Yeah, but in ant terms it's like a light year.
Ah, but they were claiming we were running into the mainstream, and all of those satellite were in Great Jeopardy!!!!!
As it turned out, nothing really happened except that these so-called experts got to run off with full boodle-bags.
While there is a nugget of truth at the center of the asteroid scare, I'm an admitted cynic on things like this. Too many managers are susceptible to the wiles of gurus, and they'll chase them to this or that trend until it becomes obvious that another trend is more demanding of their attention.
And the "experts" seem to be comprised of smart guys who know both math and marketing.
Beg pardon..I thought that they were all Perfect A$$....s!
I'm not a gamblin' man but I'm willing to stake good money on Humankind's ingenuity prevailing over the next 798 years.
Despite the threat to satellites, I was hoping we were going to run into the mainstream too. Meteor storms are very rare and quite amazing to observers.
According to the astronomers that have studied the Leonids, there is a very narrow band of relatively thick particle concentration. The experts attempted to predict when the Earth would encounter that band, if it did. Because the band is in orbit around the Sun, it is subject to perturbation from gravity (i.e., Jupiter) and even the solar wind, because we are talking about very small particles. But the experts don't know exactly where the band is, and it can't be observed from Earth.
So we missed the center of the band. We apparently came close; the show I saw last November was the best heavy meteror shower I've ever seen, and my light conditions weren't good. But it wasn't a meteor storm. The estimated rate of Leonids during the 1966 storm was around 144,000 an hour. The best that observers saw last November was 1500- 2000 an hour.
This is one picture (a 10-minute exposure) of the '66 Leonids.
I'm not ignoring the possibility of asteroidal devastation, mind you. But having seen the specialist-driven hoo-raw about not one, but two Leonids meteor showers ("satellites will be destroyed!!!!"), I'm mighty cynical about guys like this.
Money spent looking out for asteroids, our potential doom, is better than spending $500 million on African AIDS cases.
And if we DO have such a device by then, we could simply transport the asteroids directly out of the path using the combined oomph of our mighty, mighty laundry transporters!
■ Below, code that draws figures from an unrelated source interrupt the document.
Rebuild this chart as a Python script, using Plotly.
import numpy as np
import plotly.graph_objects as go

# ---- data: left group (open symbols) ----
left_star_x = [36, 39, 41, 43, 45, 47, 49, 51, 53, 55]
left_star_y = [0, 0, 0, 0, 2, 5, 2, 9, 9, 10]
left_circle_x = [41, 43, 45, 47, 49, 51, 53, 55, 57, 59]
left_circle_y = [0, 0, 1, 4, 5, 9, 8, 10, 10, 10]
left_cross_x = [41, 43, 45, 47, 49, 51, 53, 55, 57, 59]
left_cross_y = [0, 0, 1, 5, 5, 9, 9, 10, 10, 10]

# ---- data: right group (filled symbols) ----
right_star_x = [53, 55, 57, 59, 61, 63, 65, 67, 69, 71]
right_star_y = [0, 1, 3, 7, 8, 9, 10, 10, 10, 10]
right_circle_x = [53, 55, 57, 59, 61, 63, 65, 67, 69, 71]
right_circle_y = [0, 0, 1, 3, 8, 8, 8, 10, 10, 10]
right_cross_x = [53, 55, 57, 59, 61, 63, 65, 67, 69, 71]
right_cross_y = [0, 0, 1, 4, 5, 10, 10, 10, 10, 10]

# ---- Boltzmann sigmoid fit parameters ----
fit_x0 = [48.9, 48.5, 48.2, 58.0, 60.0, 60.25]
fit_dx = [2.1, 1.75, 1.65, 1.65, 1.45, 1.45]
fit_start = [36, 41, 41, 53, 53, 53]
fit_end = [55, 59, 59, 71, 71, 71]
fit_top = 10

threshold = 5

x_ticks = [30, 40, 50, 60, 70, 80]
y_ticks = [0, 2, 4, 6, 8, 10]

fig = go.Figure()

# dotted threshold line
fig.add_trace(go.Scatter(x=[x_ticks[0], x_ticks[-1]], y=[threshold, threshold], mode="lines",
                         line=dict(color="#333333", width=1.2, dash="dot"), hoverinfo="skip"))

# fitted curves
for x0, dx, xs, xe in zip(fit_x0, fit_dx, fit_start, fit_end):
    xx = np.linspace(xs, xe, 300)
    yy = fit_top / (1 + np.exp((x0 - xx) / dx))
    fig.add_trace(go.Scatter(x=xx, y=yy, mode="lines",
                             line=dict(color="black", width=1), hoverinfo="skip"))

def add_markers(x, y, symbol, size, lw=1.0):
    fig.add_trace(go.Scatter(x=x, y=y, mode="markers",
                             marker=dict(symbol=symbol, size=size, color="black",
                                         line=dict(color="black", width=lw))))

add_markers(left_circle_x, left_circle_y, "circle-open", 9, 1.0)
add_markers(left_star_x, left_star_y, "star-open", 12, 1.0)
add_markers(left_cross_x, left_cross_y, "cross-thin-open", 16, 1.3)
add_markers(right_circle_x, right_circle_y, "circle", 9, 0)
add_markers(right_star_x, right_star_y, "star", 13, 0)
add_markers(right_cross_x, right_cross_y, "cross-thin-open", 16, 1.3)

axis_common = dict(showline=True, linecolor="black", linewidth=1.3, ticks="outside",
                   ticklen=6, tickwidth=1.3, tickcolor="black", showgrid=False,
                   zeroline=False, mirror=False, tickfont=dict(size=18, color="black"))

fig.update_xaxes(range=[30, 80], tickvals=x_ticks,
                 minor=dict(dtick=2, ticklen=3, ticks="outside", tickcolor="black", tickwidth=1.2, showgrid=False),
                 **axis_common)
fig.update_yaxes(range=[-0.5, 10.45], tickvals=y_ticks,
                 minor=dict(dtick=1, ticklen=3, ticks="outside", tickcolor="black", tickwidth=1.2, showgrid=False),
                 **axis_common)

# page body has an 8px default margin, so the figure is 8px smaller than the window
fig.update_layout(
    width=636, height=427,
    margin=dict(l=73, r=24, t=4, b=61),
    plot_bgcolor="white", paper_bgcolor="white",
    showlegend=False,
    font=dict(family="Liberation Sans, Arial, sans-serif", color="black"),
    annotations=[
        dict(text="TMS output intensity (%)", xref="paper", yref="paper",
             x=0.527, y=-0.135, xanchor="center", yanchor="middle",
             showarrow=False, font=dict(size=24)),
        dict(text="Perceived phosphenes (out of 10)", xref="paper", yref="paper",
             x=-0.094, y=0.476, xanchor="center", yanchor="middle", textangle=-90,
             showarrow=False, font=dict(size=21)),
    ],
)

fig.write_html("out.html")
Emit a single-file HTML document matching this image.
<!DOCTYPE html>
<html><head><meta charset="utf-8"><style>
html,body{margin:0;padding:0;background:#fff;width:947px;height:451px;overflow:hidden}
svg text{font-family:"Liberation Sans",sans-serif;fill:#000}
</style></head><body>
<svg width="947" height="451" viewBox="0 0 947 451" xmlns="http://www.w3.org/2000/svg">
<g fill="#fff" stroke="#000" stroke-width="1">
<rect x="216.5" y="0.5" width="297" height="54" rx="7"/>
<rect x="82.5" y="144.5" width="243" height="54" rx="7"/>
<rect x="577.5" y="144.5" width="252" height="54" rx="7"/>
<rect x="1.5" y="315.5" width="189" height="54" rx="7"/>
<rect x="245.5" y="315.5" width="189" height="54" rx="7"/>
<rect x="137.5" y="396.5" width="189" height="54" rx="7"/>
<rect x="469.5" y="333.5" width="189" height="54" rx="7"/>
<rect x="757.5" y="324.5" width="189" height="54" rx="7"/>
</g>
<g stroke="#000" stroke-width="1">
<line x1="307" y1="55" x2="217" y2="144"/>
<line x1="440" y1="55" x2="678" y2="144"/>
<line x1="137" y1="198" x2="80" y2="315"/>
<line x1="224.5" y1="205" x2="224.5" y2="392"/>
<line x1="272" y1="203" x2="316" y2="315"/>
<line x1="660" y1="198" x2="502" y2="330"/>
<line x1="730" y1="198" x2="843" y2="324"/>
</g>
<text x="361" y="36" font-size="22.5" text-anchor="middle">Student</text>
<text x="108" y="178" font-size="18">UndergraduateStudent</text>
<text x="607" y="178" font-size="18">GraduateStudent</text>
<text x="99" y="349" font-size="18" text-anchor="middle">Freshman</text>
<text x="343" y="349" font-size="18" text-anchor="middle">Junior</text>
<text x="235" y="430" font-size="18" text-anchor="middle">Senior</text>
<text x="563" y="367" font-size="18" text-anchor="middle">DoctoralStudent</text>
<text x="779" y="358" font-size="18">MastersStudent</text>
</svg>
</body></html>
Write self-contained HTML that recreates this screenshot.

There are already such careers underway in Europe, especially England. They have, of course, failed to spot most of the asteroids that have whizzed by close until 3 days after the event.
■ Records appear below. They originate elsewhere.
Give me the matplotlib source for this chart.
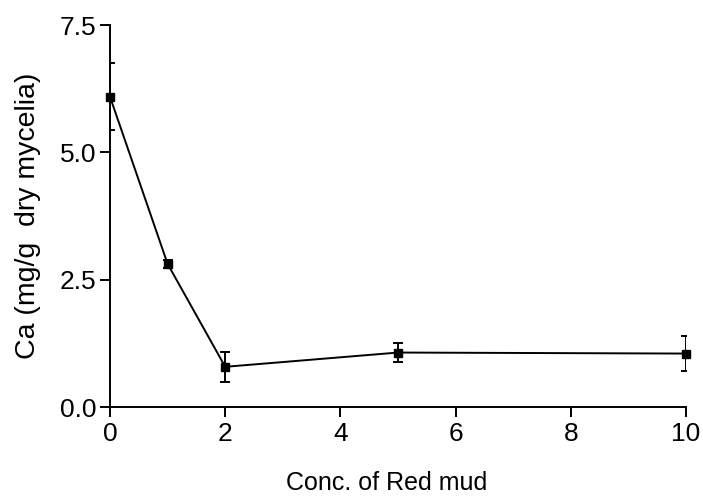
import numpy as np
import matplotlib
matplotlib.use("Agg")
import matplotlib.pyplot as plt

plt.rcParams['font.family'] = ['Liberation Sans', 'DejaVu Sans']

# data
conc = [0, 1, 2, 5, 10]
ca = [6.09, 2.81, 0.79, 1.07, 1.05]
ca_err = [0.66, 0.08, 0.30, 0.18, 0.34]

fig = plt.figure(figsize=(7.03, 4.97), dpi=100)
ax = fig.add_axes([0.1565, 0.181, 0.8193, 0.7686])

ax.plot(conc, ca, color='black', linewidth=1.4, marker='s', markersize=5.5,
        clip_on=False, zorder=3)
ax.errorbar(conc, ca, yerr=ca_err, fmt='none', ecolor='black',
            elinewidth=1.4, capsize=3.6, capthick=1.4, zorder=2)

ax.set_xlim(0, 10)
ax.set_ylim(0, 7.5)
ax.set_xticks([0, 2, 4, 6, 8, 10])
ax.set_yticks([0.0, 2.5, 5.0, 7.5])
ax.set_yticklabels(['0.0', '2.5', '5.0', '7.5'])

for s in ['top', 'right']:
    ax.spines[s].set_visible(False)
for s in ['left', 'bottom']:
    ax.spines[s].set_linewidth(1.4)
ax.tick_params(direction='out', length=7, width=1.4, labelsize=19)
ax.tick_params(axis='y', pad=3)
ax.tick_params(axis='x', pad=4)

ax.set_xlabel('Conc. of Red mud', fontsize=18, labelpad=18)
ax.xaxis.label.set_x(0.48)
ax.set_ylabel('Ca (mg/g  dry mycelia)', fontsize=20.5, labelpad=13)

fig.savefig('out.png', dpi=100)
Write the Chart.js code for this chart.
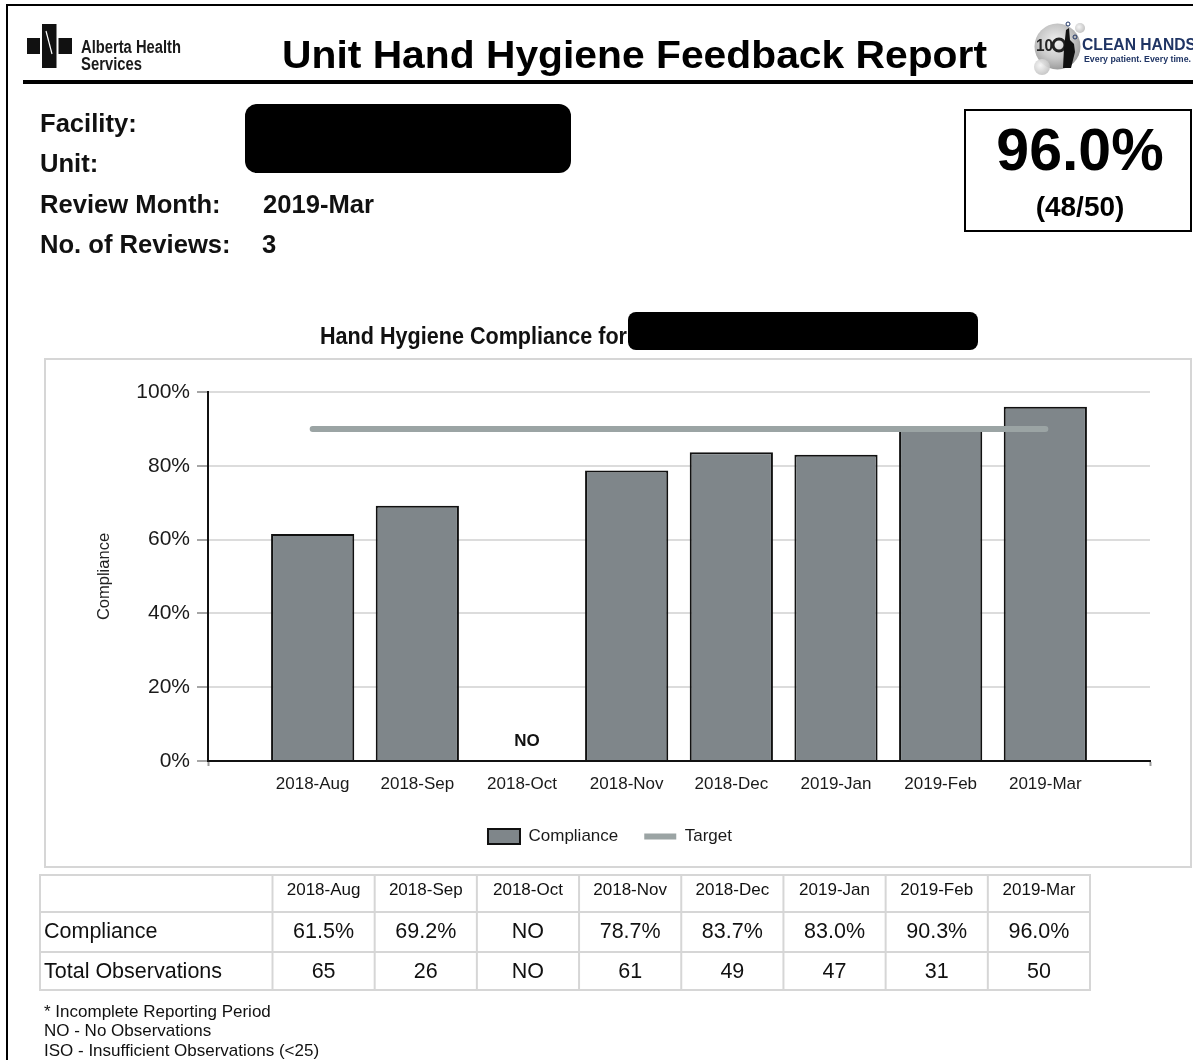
<!DOCTYPE html>
<html>
<head>
<meta charset="utf-8">
<script src="https://cdn.jsdelivr.net/npm/chart.js@4.4.1/dist/chart.umd.min.js"></script>
<style>
html,body{margin:0;padding:0;background:#fff;}
body{width:1193px;height:1060px;position:relative;overflow:hidden;font-family:"Liberation Sans",Arial,sans-serif;}
#frame{position:absolute;left:6px;top:4px;width:1300px;height:1200px;border:2px solid #000;box-sizing:border-box;}
#chartBox{position:absolute;left:44px;top:358px;width:1148px;height:510px;border:2px solid #d6d6d6;box-sizing:border-box;}
#chartWrap{position:absolute;left:46px;top:360px;width:1144px;height:506px;}
#page{position:absolute;left:0;top:0;}
</style>
</head>
<body>
<div id="frame"></div>
<div id="chartBox"></div>
<div id="chartWrap"><canvas id="c"></canvas></div>
<svg id="page" width="1193" height="1060" xmlns="http://www.w3.org/2000/svg" font-family="Liberation Sans, Arial, sans-serif">
  <defs>
    <radialGradient id="bub" cx="0.45" cy="0.4" r="0.6">
      <stop offset="0" stop-color="#f2f2f2"/>
      <stop offset="0.6" stop-color="#c9c9c9"/>
      <stop offset="1" stop-color="#9d9d9d"/>
    </radialGradient>
    <radialGradient id="bub2" cx="0.4" cy="0.4" r="0.6">
      <stop offset="0" stop-color="#f5f5f5"/>
      <stop offset="1" stop-color="#c4c4c4"/>
    </radialGradient>
  </defs>
  <!-- AHS logo -->
  <rect x="27" y="38" width="13" height="16" fill="#111"/>
  <rect x="42" y="24" width="14.5" height="44" fill="#111"/>
  <rect x="58.5" y="38" width="13.5" height="16" fill="#111"/>
  <path d="M46 31 L52 54" stroke="#fff" stroke-width="1.2"/>
  <text x="81" y="52.5" font-weight="bold" font-size="17.5" textLength="100" lengthAdjust="spacingAndGlyphs" fill="#1a1a1a">Alberta Health</text>
  <text x="81" y="69.5" font-weight="bold" font-size="17.5" textLength="61" lengthAdjust="spacingAndGlyphs" fill="#1a1a1a">Services</text>
  <!-- Title -->
  <text x="282" y="68" font-weight="bold" font-size="39" textLength="705" lengthAdjust="spacingAndGlyphs" fill="#000">Unit Hand Hygiene Feedback Report</text>
  <!-- Clean hands logo -->
  <circle cx="1057.5" cy="46.5" r="23" fill="url(#bub)"/>
  <circle cx="1042" cy="67" r="8" fill="url(#bub2)" opacity="0.9"/>
  <circle cx="1080" cy="28" r="5" fill="url(#bub2)"/>
  <text x="1036" y="51" font-weight="bold" font-size="17" fill="#222" textLength="17" lengthAdjust="spacingAndGlyphs">10</text>
  <circle cx="1059" cy="45" r="6" fill="none" stroke="#222" stroke-width="3"/>
  <path d="M1063 68 L1064 48 L1066 30 L1069 28 L1070 40 L1074 44 L1075 52 L1071 68 Z" fill="#111"/>
  <circle cx="1068" cy="24" r="2" fill="none" stroke="#1f3464" stroke-width="1"/>
  <circle cx="1075" cy="37" r="2" fill="none" stroke="#1f3464" stroke-width="1"/>
  <text x="1082" y="50" font-weight="bold" font-size="16.5" fill="#1f3464" textLength="114" lengthAdjust="spacingAndGlyphs">CLEAN HANDS</text>
  <text x="1084" y="61.5" font-weight="bold" font-size="9" fill="#1f3464" textLength="107" lengthAdjust="spacingAndGlyphs">Every patient. Every time.</text>
  <!-- Header rule -->
  <rect x="23" y="80" width="1175" height="4" fill="#000"/>
  <!-- Info -->
  <g font-weight="bold" font-size="25.6" fill="#111">
    <text x="40" y="131.5">Facility:</text>
    <text x="40" y="171.5">Unit:</text>
    <text x="40" y="213">Review Month:</text>
    <text x="263" y="213">2019-Mar</text>
    <text x="40" y="253">No. of Reviews:</text>
    <text x="262" y="253">3</text>
  </g>
  <rect x="245" y="104" width="326" height="69" rx="12" ry="12" fill="#000"/>
  <!-- KPI box -->
  <rect x="965" y="110" width="226" height="121" fill="none" stroke="#000" stroke-width="2"/>
  <text x="1080" y="170" text-anchor="middle" font-weight="bold" font-size="59" fill="#000">96.0%</text>
  <text x="1080" y="216" text-anchor="middle" font-weight="bold" font-size="28" fill="#000">(48/50)</text>
  <!-- Chart title -->
  <text x="320" y="344" font-weight="bold" font-size="23" textLength="307" lengthAdjust="spacingAndGlyphs" fill="#111">Hand Hygiene Compliance for</text>
  <rect x="628" y="312" width="350" height="38" rx="8" ry="8" fill="#000"/>
  <!-- Table -->
  <g id="tbl"></g>
  <!-- Footnotes -->
  <g font-size="17" fill="#111">
    <text x="44" y="1016.5">* Incomplete Reporting Period</text>
    <text x="44" y="1036">NO - No Observations</text>
    <text x="44" y="1055.5">ISO - Insufficient Observations (&lt;25)</text>
  </g>
</svg>
<script>
// ---- Data ----
const categories = ['2018-Aug', '2018-Sep', '2018-Oct', '2018-Nov', '2018-Dec', '2019-Jan', '2019-Feb', '2019-Mar'];
const compliance = [61.5, 69.2, null, 78.7, 83.7, 83.0, 90.3, 96.0];
const target = [90, 90, 90, 90, 90, 90, 90, 90];
const observations = [65, 26, null, 61, 49, 47, 31, 50];
const yTickValues = [0, 20, 40, 60, 80, 100];
const noObsLabel = 'NO';

// ---- Table (built from the arrays) ----
(function buildTable(){
  const NS = 'http://www.w3.org/2000/svg';
  const g = document.getElementById('tbl');
  const left = 40, firstCol = 272.5, colW = 102.19, right = firstCol + colW * categories.length;
  const rowY = [875, 912, 952, 990];
  const mk = (tag, attrs, txt) => {
    const el = document.createElementNS(NS, tag);
    for (const k in attrs) el.setAttribute(k, attrs[k]);
    if (txt !== undefined) el.textContent = txt;
    g.appendChild(el);
    return el;
  };
  rowY.forEach(y => mk('line', {x1: left - 1, x2: right + 1, y1: y, y2: y, stroke: '#d6d6d6', 'stroke-width': 2}));
  const xs = [left, firstCol];
  for (let i = 1; i <= categories.length; i++) xs.push(firstCol + colW * i);
  xs.forEach(x => mk('line', {x1: x, x2: x, y1: rowY[0], y2: rowY[3], stroke: '#d6d6d6', 'stroke-width': 2}));
  const fmt = v => v === null ? noObsLabel : v.toFixed(1) + '%';
  mk('text', {x: 44, y: 938, 'font-size': 21.5, fill: '#111'}, 'Compliance');
  mk('text', {x: 44, y: 977.5, 'font-size': 21.5, fill: '#111'}, 'Total Observations');
  categories.forEach((c, i) => {
    const cx = firstCol + colW * (i + 0.5);
    mk('text', {x: cx, y: 895, 'font-size': 17, fill: '#111', 'text-anchor': 'middle'}, c);
    mk('text', {x: cx, y: 938, 'font-size': 21.5, fill: '#111', 'text-anchor': 'middle'}, fmt(compliance[i]));
    mk('text', {x: cx, y: 977.5, 'font-size': 21.5, fill: '#111', 'text-anchor': 'middle'}, observations[i] === null ? noObsLabel : String(observations[i]));
  });
})();

// ---- Chart ----
Chart.defaults.font.family = "'Liberation Sans', Arial, sans-serif";
Chart.defaults.color = '#1a1a1a';

const barData = categories.map((c, i) => ({x: i, y: compliance[i]}));
const targetData = categories.map((c, i) => ({x: i, y: target[i]}));

const noLabelPlugin = {
  id: 'noLabels',
  afterDatasetsDraw(chart) {
    const {ctx, scales: {x, y}} = chart;
    ctx.save();
    ctx.font = "bold 17px 'Liberation Sans', Arial, sans-serif";
    ctx.fillStyle = '#111';
    ctx.textAlign = 'center';
    ctx.textBaseline = 'middle';
    compliance.forEach((v, i) => {
      if (v === null) ctx.fillText(noObsLabel, x.getPixelForValue(i) + 5, y.getPixelForValue(0) - 20);
    });
    ctx.restore();
  }
};

new Chart(document.getElementById('c'), {
  type: 'bar',
  data: {
    datasets: [
      {
        type: 'bar', label: 'Compliance', data: barData,
        backgroundColor: '#7f868a', borderColor: '#111', borderWidth: 2, borderSkipped: 'start',
        barPercentage: 0.795, categoryPercentage: 1, order: 1, pointStyle: 'rect'
      },
      {
        type: 'line', label: 'Target', data: targetData,
        borderColor: '#9ba4a4', backgroundColor: '#9ba4a4', borderWidth: 6, borderCapStyle: 'round',
        pointRadius: 0, pointHoverRadius: 0, fill: false, order: 0, pointStyle: 'line'
      }
    ]
  },
  options: {
    responsive: true, maintainAspectRatio: false, animation: false,
    layout: {padding: {left: 24, right: 40, top: 32, bottom: 11}},
    plugins: {
      legend: {
        position: 'bottom',
        labels: {
          usePointStyle: true, pointStyleWidth: 32, boxHeight: 15, padding: 26,
          color: '#1a1a1a', font: {size: 17},
          sort: (a, b) => a.datasetIndex - b.datasetIndex
        }
      },
      tooltip: {enabled: false}
    },
    scales: {
      x: {
        type: 'linear', min: -1, max: 8, offset: false,
        grid: {
          display: true, drawOnChartArea: false, drawTicks: true, tickLength: 5, tickWidth: 2, offset: false,
          tickColor: (ctx) => (ctx.tick && (ctx.tick.value === -1 || ctx.tick.value === 8)) ? '#9a9a9a' : 'rgba(0,0,0,0)'
        },
        border: {display: true, color: '#111', width: 2},
        ticks: {
          stepSize: 1, autoSkip: false, maxRotation: 0, padding: 8, color: '#1a1a1a', font: {size: 17},
          callback: (v) => categories[v] !== undefined ? categories[v] : ''
        },
        afterFit: (s) => { s.height = 41; }
      },
      y: {
        min: yTickValues[0], max: yTickValues[yTickValues.length - 1],
        afterBuildTicks: (s) => { s.ticks = yTickValues.map(v => ({value: v})); },
        ticks: {padding: 7, color: '#1a1a1a', font: {size: 21}, callback: (v) => v + '%'},
        grid: {color: '#dcdcdc', lineWidth: 2, tickLength: 11, tickColor: '#a6a6a6', tickWidth: 2},
        border: {color: '#111', width: 2},
        title: {display: true, text: 'Compliance', color: '#222', font: {size: 16.5}, padding: {top: 25, bottom: 0}},
        afterFit: (s) => { s.width = 138; }
      }
    }
  },
  plugins: [noLabelPlugin]
});
</script>
</body>
</html>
In any case, spotting asteroids won't do any good at all unless there is a program to actually do something about such asteroids. That is the problem: there is no action plan. Put anti-asteroid hardware in space and don't wait until the last minute.
"Will these primitive savages want to take a chance that it's NOT an act of God, especially after "He" hits 'em with four of five big asteroids over a period of a few years in response to their outragously sinful and murderous ways? I doubt it. Don't mess with God".
Because this type of assinide comment does not help any thing and in fact does more harm than good.
These things happen far more than people realize, meteors explode in the atmosphere on a regular basis.
If you are not familiar with the Tunguska blast in 1908 you should realize that such an event would wipe out any major metropolitan area. And it would be assumed that it was a nuclear blast.
The evidence would not bear this out, but by then it would most likely be too late, some sort of retaliation would have taken place.
Unless you believe that a politician could resist the enormous pressure to retaliate. Who is retaliated against wouldn't be a matter of prime importance.
Why do we always get this type of thing sensationalized? Why would a piece of rock "explode" as opposed to simply burning furiously until impact, at which point it would be much smaller? Just wondering.
I am very familiar with it. However, I don't believe it would be mistaken for a nuclear attack to the point where retaliation would be in order. Monitoring of possible missile launches and incoming atmospheric anomalies such as a meteor is sufficient these days for us to determine exactly what hit us.
It depends mainly upon the composition of the rock.